** START DATA TO PROCESS **
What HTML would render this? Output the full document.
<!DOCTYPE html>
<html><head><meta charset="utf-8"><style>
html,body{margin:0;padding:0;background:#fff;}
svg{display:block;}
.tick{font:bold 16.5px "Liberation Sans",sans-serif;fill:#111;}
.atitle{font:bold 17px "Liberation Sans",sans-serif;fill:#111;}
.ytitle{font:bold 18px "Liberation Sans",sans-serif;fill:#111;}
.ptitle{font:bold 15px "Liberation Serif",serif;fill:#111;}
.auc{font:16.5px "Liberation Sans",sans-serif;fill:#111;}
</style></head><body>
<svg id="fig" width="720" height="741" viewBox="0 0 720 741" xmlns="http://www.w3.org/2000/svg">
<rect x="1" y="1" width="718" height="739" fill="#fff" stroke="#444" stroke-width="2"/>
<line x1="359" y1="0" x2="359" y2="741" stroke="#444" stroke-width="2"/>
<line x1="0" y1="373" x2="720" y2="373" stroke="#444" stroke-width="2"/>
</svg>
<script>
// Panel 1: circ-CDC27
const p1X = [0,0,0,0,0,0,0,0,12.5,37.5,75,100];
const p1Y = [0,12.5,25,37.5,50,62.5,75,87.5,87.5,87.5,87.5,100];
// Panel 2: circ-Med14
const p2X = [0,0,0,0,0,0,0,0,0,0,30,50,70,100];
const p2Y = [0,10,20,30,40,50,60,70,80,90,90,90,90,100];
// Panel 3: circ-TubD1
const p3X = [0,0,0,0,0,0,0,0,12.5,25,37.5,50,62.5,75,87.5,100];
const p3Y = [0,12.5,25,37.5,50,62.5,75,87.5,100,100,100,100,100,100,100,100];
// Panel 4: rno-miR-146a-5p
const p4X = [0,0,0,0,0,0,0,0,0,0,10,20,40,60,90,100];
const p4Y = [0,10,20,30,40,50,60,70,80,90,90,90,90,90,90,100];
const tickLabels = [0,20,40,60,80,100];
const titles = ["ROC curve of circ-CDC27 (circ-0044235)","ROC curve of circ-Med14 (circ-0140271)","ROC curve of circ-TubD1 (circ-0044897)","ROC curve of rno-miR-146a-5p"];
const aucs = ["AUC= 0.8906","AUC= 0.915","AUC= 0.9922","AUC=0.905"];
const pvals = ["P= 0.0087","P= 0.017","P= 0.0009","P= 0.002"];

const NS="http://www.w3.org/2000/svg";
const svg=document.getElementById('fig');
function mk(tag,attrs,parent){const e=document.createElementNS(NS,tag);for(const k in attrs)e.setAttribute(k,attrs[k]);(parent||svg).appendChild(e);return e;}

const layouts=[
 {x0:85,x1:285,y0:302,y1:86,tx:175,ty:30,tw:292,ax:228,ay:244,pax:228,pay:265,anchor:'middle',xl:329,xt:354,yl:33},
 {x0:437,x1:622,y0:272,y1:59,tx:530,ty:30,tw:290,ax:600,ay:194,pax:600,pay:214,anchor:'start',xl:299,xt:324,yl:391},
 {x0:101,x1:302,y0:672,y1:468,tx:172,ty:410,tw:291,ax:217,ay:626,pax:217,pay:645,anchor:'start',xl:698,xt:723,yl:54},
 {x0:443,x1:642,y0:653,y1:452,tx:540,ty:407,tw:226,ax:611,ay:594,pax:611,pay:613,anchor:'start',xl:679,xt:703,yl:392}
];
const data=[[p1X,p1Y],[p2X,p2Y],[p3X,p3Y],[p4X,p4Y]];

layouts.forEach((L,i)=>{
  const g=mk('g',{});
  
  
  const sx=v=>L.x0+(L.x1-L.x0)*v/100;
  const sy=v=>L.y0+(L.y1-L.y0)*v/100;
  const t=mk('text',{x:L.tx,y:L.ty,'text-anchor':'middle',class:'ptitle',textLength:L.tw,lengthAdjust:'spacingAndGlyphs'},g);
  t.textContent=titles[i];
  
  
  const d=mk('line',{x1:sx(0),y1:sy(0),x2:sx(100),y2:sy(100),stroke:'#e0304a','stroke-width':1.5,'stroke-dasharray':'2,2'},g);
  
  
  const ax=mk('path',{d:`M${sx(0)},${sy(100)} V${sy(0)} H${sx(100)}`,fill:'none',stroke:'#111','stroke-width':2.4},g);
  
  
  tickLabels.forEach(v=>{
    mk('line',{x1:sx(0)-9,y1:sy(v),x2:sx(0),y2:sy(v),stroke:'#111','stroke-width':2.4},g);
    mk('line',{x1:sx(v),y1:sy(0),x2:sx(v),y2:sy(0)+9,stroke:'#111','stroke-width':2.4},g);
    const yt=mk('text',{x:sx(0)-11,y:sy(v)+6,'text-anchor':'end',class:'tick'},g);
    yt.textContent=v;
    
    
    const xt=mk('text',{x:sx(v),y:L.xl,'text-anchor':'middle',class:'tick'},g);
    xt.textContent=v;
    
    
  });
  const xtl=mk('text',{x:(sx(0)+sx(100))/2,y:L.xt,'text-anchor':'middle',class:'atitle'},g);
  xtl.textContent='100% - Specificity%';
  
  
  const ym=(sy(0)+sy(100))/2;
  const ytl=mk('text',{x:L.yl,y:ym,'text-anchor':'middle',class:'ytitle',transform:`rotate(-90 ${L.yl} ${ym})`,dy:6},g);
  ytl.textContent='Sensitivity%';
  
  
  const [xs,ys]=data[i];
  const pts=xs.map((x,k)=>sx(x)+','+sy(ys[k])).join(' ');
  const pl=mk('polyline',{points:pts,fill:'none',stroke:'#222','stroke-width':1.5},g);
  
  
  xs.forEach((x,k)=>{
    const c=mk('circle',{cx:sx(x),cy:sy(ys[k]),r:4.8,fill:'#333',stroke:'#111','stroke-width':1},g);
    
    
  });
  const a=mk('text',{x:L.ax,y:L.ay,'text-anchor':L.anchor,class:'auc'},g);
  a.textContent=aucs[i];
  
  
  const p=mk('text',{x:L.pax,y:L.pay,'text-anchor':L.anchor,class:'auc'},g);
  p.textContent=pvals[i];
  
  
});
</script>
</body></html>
** END DATA TO PROCESS **
** START DATA TO PROCESS **
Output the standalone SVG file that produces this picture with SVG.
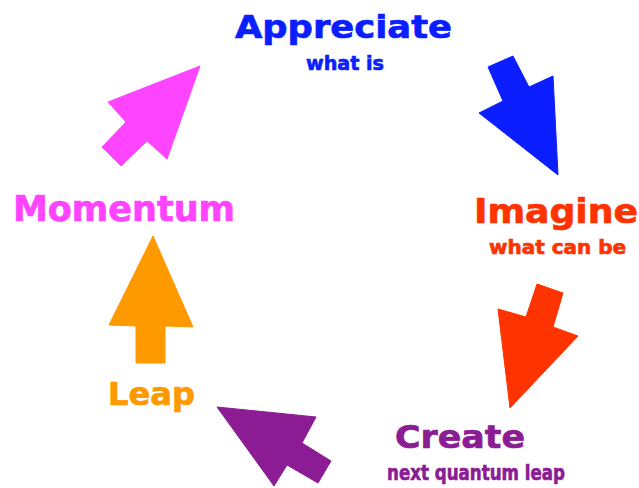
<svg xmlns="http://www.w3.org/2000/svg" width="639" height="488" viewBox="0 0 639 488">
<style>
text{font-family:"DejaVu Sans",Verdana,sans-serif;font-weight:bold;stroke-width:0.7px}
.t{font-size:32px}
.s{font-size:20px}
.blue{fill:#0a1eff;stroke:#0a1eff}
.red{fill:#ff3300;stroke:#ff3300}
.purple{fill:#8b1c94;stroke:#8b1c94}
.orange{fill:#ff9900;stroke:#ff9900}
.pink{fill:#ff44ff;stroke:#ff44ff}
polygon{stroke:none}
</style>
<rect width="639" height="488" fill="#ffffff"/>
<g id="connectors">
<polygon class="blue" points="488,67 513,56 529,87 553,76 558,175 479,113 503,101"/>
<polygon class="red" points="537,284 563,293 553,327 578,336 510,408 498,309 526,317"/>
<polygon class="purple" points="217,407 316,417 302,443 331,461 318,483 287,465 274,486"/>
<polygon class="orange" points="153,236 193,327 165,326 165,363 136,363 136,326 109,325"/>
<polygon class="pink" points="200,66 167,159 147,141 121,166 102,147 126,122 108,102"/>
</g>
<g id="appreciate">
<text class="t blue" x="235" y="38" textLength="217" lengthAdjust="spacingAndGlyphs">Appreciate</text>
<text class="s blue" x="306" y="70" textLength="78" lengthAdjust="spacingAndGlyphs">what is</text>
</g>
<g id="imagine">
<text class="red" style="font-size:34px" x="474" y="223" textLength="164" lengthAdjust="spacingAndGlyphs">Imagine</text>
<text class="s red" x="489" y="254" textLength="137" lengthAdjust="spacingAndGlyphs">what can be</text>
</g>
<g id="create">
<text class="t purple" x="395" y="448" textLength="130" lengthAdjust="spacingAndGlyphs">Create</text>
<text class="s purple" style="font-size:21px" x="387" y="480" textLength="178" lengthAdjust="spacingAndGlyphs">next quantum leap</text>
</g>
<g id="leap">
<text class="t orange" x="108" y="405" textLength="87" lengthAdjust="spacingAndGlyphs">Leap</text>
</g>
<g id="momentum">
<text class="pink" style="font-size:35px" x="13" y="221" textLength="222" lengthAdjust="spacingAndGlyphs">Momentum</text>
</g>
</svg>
** END DATA TO PROCESS **
Go through the material and select each line with the string "document" in it.

WRITTEN RESPONSE:
What HTML would render this? Output the full document.
const svg=document.getElementById('fig');
function mk(tag,attrs,parent){const e=document.createElementNS(NS,tag);for(const k in attrs)e.setAttribute(k,attrs[k]);(parent||svg).appendChild(e);return e;}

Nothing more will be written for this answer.